What the task requires — Gather all lines in the entries that include the word "this".

(Items from a data source)
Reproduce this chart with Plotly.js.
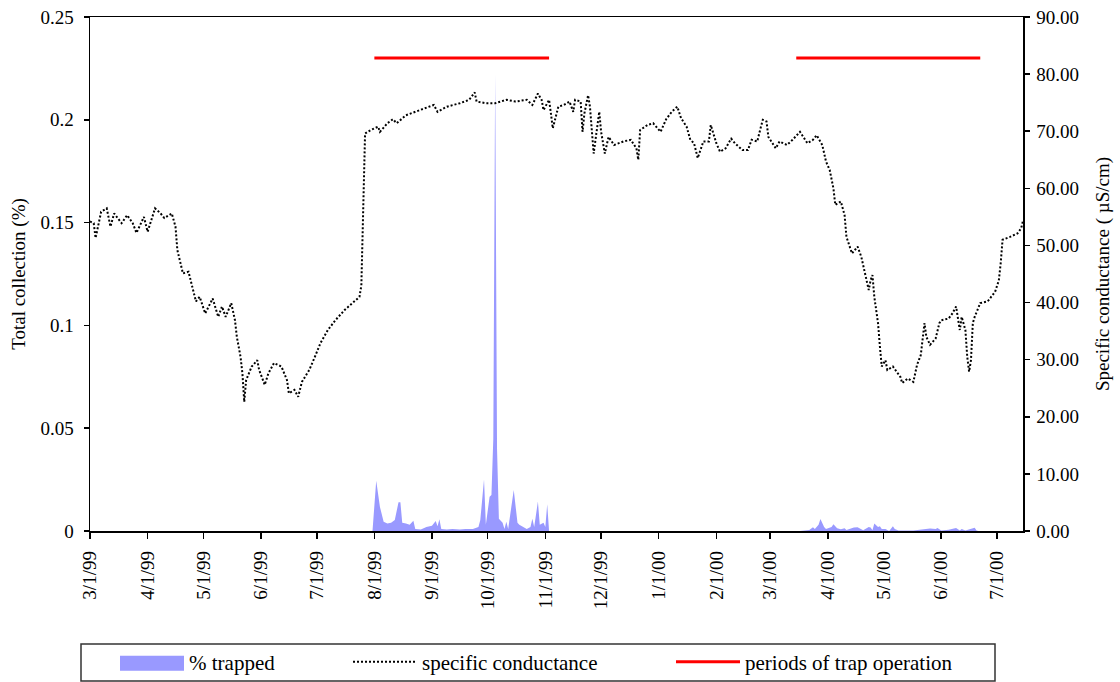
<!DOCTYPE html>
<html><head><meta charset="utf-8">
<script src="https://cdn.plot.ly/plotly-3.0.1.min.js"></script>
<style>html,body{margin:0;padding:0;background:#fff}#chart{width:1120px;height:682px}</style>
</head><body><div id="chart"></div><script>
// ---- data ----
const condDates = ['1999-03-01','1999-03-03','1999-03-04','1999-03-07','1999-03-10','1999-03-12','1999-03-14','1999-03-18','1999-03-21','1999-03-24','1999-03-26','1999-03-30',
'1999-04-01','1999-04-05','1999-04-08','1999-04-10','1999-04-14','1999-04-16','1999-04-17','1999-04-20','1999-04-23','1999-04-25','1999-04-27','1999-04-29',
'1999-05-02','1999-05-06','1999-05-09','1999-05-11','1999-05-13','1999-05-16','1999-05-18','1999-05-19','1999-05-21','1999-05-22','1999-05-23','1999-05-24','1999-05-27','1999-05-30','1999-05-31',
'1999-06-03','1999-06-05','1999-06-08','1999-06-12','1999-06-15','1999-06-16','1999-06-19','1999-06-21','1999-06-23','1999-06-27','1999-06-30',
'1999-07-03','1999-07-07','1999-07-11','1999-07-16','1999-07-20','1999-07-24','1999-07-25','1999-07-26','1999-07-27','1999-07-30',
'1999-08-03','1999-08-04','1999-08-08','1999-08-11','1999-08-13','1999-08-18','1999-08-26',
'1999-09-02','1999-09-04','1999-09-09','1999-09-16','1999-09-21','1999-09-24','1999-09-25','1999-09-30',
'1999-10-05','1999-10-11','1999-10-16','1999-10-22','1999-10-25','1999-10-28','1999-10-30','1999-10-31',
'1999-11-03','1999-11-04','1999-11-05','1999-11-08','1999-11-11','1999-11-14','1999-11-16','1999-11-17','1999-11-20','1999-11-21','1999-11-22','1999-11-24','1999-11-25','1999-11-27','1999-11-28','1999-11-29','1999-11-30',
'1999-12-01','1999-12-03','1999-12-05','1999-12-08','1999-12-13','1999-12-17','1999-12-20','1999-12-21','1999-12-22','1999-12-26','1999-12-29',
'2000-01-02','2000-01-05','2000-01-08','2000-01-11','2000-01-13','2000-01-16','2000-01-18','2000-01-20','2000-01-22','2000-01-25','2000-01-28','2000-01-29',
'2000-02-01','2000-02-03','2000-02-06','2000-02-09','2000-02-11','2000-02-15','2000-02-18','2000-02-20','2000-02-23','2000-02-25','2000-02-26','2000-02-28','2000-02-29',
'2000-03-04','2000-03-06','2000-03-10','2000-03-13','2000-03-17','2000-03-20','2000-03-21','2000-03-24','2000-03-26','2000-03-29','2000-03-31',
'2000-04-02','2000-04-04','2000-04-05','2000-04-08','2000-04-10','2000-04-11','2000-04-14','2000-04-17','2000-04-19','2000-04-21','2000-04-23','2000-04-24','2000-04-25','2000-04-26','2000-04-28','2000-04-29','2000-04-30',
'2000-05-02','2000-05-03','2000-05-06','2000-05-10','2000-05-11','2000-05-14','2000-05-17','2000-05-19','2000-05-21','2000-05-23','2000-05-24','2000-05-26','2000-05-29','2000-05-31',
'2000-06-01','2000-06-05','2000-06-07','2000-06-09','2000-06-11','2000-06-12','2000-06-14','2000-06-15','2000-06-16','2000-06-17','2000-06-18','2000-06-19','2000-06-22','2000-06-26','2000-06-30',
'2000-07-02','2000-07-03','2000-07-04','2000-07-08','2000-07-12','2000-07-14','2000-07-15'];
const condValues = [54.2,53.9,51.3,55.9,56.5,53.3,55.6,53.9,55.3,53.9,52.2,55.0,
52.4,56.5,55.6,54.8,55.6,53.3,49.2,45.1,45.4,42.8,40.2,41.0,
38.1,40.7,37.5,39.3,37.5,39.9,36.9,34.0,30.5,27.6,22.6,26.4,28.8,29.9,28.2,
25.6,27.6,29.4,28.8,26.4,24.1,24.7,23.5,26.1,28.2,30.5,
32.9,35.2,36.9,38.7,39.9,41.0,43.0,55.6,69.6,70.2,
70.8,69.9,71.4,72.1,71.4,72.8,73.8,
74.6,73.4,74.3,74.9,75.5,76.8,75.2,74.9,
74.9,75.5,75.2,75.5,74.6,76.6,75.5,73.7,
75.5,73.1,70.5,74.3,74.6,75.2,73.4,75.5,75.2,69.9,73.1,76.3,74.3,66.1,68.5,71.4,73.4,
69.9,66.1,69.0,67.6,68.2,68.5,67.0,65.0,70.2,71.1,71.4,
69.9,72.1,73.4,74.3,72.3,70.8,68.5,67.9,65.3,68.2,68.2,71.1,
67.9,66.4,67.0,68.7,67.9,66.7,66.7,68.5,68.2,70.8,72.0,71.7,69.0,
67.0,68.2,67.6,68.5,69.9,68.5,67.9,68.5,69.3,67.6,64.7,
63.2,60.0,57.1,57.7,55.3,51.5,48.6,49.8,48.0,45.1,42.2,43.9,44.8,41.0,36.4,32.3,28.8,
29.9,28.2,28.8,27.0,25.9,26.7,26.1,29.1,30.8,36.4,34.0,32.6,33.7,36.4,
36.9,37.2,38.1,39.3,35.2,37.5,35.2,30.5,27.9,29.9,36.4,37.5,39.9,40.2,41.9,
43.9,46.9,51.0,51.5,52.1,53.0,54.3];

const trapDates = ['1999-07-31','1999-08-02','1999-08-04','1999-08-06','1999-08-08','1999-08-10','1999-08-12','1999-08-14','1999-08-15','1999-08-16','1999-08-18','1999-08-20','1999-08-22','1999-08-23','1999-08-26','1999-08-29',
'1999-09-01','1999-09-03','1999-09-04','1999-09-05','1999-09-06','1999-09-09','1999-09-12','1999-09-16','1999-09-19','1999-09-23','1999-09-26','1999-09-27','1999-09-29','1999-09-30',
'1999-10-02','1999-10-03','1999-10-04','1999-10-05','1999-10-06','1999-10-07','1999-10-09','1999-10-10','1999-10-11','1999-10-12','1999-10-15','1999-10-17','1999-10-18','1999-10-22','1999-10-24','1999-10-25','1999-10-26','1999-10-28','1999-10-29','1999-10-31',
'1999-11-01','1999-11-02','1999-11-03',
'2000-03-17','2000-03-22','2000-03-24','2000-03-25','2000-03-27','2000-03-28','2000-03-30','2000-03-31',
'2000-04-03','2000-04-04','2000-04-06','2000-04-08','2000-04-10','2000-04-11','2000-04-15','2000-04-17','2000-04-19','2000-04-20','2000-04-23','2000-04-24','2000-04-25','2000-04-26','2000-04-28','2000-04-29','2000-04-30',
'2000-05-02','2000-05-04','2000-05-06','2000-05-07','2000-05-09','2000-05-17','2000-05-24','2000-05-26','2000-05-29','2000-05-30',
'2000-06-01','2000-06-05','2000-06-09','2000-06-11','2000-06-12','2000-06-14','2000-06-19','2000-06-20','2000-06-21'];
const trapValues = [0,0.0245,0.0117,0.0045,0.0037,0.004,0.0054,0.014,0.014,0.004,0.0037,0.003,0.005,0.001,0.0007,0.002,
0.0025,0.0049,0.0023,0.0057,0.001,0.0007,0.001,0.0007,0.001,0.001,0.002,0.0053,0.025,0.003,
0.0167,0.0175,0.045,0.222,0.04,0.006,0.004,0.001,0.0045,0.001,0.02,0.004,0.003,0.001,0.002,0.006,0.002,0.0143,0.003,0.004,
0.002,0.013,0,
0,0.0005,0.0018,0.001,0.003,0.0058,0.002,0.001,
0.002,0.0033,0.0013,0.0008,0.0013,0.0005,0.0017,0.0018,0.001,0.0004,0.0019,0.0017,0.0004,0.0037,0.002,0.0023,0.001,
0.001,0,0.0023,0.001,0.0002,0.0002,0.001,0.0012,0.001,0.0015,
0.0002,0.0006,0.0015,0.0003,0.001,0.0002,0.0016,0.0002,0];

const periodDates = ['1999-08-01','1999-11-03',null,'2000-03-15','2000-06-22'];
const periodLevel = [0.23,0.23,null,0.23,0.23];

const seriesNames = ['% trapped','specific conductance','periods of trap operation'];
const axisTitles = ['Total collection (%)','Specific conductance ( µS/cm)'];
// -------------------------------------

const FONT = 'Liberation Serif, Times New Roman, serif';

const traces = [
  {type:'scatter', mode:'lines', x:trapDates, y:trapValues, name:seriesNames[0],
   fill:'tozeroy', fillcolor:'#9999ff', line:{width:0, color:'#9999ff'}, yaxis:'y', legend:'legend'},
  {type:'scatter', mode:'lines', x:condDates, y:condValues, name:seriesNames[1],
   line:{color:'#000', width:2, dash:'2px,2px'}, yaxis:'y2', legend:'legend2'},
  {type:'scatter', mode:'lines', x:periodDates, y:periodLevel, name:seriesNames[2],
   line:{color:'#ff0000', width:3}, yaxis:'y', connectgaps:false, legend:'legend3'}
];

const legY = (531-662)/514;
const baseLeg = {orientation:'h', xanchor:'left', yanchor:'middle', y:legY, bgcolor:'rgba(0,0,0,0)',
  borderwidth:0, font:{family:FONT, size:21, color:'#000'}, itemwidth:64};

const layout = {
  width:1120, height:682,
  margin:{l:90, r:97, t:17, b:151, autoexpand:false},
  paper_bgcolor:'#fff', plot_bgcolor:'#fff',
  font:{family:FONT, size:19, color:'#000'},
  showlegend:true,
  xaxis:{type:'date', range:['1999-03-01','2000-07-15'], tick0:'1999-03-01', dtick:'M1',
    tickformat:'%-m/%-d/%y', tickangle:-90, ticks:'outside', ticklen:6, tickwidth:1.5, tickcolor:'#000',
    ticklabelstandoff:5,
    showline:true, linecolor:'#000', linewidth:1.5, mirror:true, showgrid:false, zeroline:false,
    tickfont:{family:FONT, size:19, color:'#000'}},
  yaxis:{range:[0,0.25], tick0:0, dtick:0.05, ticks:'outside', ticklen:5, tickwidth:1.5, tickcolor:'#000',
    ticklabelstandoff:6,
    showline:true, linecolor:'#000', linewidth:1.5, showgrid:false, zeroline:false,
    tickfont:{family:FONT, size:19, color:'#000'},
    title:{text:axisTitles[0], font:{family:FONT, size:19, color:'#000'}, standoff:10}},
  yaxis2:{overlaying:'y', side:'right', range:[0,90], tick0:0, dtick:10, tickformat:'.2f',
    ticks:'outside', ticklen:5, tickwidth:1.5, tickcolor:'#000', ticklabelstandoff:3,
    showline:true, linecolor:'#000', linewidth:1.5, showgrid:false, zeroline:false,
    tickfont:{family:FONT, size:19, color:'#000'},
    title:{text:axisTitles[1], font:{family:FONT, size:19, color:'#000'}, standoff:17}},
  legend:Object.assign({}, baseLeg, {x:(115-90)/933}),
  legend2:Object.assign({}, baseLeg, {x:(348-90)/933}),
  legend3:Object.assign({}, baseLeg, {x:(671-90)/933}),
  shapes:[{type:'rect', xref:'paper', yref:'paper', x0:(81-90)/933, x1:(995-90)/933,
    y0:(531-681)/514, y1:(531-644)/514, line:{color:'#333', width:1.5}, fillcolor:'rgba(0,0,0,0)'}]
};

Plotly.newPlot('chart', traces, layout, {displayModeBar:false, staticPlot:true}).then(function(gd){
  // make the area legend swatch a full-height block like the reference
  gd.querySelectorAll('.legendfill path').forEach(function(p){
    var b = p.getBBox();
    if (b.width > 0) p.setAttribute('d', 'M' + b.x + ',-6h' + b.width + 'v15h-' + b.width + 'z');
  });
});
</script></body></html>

--

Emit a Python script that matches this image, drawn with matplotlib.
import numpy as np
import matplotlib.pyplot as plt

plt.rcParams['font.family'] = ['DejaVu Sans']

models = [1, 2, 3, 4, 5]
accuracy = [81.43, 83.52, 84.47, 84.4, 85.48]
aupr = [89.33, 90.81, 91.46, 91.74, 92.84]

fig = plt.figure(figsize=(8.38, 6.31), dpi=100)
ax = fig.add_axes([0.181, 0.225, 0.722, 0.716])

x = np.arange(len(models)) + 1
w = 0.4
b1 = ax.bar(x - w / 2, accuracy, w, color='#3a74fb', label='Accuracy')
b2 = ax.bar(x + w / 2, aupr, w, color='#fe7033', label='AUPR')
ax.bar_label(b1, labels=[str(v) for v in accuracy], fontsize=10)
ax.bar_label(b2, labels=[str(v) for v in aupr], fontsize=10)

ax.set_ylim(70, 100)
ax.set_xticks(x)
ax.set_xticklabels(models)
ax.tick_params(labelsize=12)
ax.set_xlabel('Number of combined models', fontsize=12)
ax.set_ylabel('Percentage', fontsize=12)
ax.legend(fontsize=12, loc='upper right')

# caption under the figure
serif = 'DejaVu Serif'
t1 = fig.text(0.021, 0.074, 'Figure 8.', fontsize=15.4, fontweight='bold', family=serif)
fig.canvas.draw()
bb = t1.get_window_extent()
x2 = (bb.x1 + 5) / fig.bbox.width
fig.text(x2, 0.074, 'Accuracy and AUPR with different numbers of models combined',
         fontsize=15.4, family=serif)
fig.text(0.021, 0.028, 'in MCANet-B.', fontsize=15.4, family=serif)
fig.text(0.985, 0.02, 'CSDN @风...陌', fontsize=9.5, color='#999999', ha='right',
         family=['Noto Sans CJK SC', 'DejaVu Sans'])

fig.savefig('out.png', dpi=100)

Solution below —
Reproduce this chart with Plotly.js.
Emit a Python script that matches this image, drawn with matplotlib.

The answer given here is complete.